I understand where you’re coming from, and that type of thing also makes me uncomfortable (related: when friends have babies near the same age and talk about how one day their kids might get married. SUPER WEIRD Y’ALL) but there are very good reasons why it’s a wonderful thing to diagnose at an early age. First, though, the diagnoses is a lot more than just “kid likes dolls and long hair”. It’s so much more than that, and you’re marginalizing the real experiences and difficulties of trans people when you reduce it to something so superficial.

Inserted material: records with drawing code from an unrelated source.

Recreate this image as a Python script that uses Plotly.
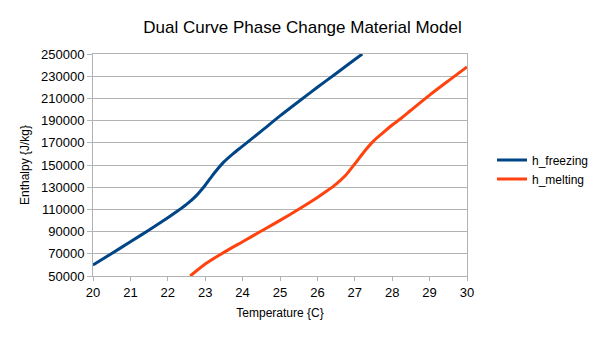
import plotly.graph_objects as go

freeze_t = [20.0, 20.5, 21.0, 21.5, 22.0, 22.25, 22.5, 22.75, 23.0, 23.25, 23.5, 23.75, 24.0, 24.5, 25.0, 25.5, 26.0, 26.5, 27.0, 27.2]
freeze_h = [60000, 70300, 80800, 91500, 102500, 108300, 114500, 122000, 131800, 143000, 152800, 160300, 167000, 180500, 194200, 207200, 220000, 232500, 245000, 250000]

melt_t = [22.6, 23.0, 23.5, 24.0, 24.5, 25.0, 25.5, 26.0, 26.25, 26.5, 26.75, 27.0, 27.25, 27.5, 27.75, 28.0, 28.25, 28.5, 29.0, 29.5, 30.0]
melt_h = [50000, 60800, 71300, 80900, 90500, 100100, 110200, 120800, 126500, 132800, 140500, 151000, 162000, 171500, 178900, 186000, 192300, 199300, 213000, 225800, 238300]

title = "Dual Curve Phase Change Material Model"
x_title = "Temperature {C}"
y_title = "Enthalpy {J/kg}"

fig = go.Figure()
fig.add_trace(go.Scatter(x=freeze_t, y=freeze_h, mode="lines", name="h_freezing",
                         line=dict(color="#004586", width=3, shape="spline", smoothing=0.8)))
fig.add_trace(go.Scatter(x=melt_t, y=melt_h, mode="lines", name="h_melting",
                         line=dict(color="#ff420e", width=3, shape="spline", smoothing=0.8)))

fig.update_layout(
    width=605, height=340,
    margin=dict(l=93, r=137, t=54, b=64),
    paper_bgcolor="white", plot_bgcolor="white",
    font=dict(family="Liberation Sans, Arial, sans-serif", color="#000000", size=12),
    title=dict(text=title, x=0.5, xanchor="center", y=1 - 27 / 340, yanchor="middle",
               font=dict(size=17, color="#000000")),
    showlegend=True,
    legend=dict(x=1.064, xanchor="left", xref="paper", y=0.48, yanchor="middle",
                font=dict(size=12), itemwidth=30, bgcolor="rgba(0,0,0,0)",
                tracegroupgap=0),
)
fig.update_xaxes(range=[20, 30], dtick=1, tick0=20, showgrid=False,
                 showline=True, linecolor="#b3b3b3", linewidth=1, mirror=True,
                 ticks="outside", ticklen=4, tickcolor="#b3b3b3",
                 tickfont=dict(size=13), zeroline=False,
                 title=dict(text=x_title, font=dict(size=12), standoff=10))
fig.update_yaxes(range=[50000, 250000], dtick=20000, tick0=50000, showgrid=True,
                 gridcolor="#b3b3b3", gridwidth=1,
                 showline=True, linecolor="#b3b3b3", linewidth=1, mirror=True,
                 ticks="outside", ticklen=5, tickcolor="#b3b3b3",
                 tickfont=dict(size=13), zeroline=False, tickformat="d",
                 title=dict(text=y_title, font=dict(size=12), standoff=8))

fig.write_html("out.html")
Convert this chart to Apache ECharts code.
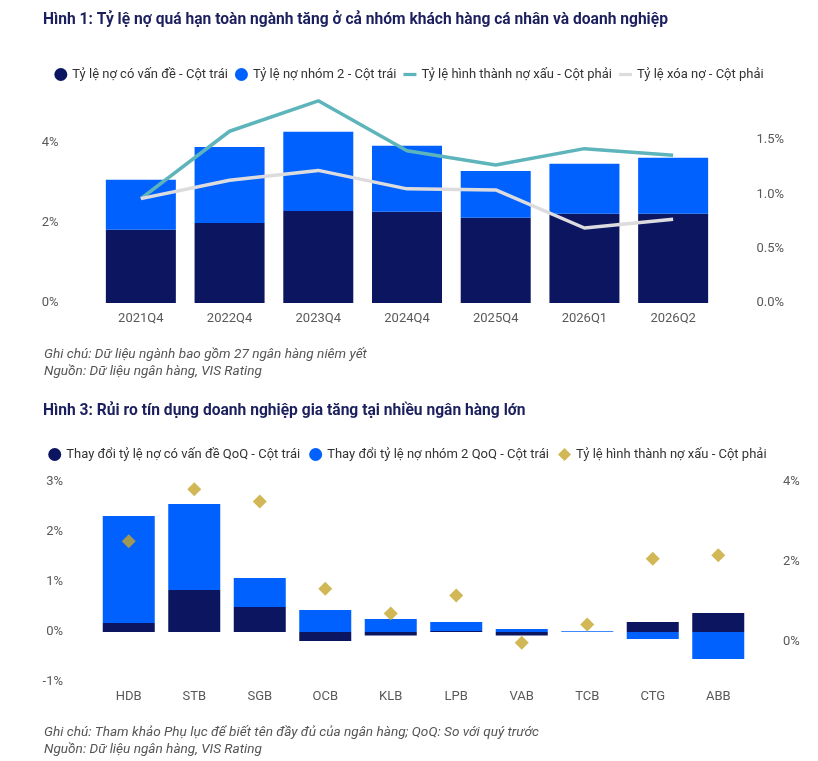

As I said earlier, going through puberty as the wrong gender is unbelievably difficult for these kids. It’s hard enough for a child who is certain she’s a girl to look down and see a penis there, but when the secondary sex characteristics start coming, it can be devastating. And, as I said, these changes are not easily undone. Thicker bones, an adam’s apple, a deeper voice, facial hair… these are things that can keep a woman from successfully transitioning. The effects of testosterone on the body during puberty are amazing, and some of them are pretty irreversible. Do you really feel comfortable telling a girl she has to go through that experience, and carry the scars of it all her life, just because you feel weirded out by kids being diagnosed young? And, obviously, female puberty is no picnic either, even though the changes are easier to reverse later.
Then you get into the psychological effects. There are children coming of age now who were diagnosed young and have lived all their lives as their correct gender. If you look at their lives, and compare them to people who had to wait until adulthood to transition, there’s just no denying that starting younger is the way to go. They never have to “transition” at all! They just grow up happily. They never internalize that self-hatred. They may have the wrong genitals, but they have support from their families and therapists, and they are secure and healthy. It’s a beautiful, wonderful thing.
I really do understand where you’re coming from. But just like it makes no sense to tell a young man coming out at the age of, say, 12 that he needs to sleep with a few women before he really knows’, it makes no sense (and is really quite cruel) to tell a young trans child they need to grow up before they really know if they’re a boy or a girl. And when it’s done to make sure a bunch of grown-ups on a messageboard don’t feel uncomfortable, it’s just disgusting.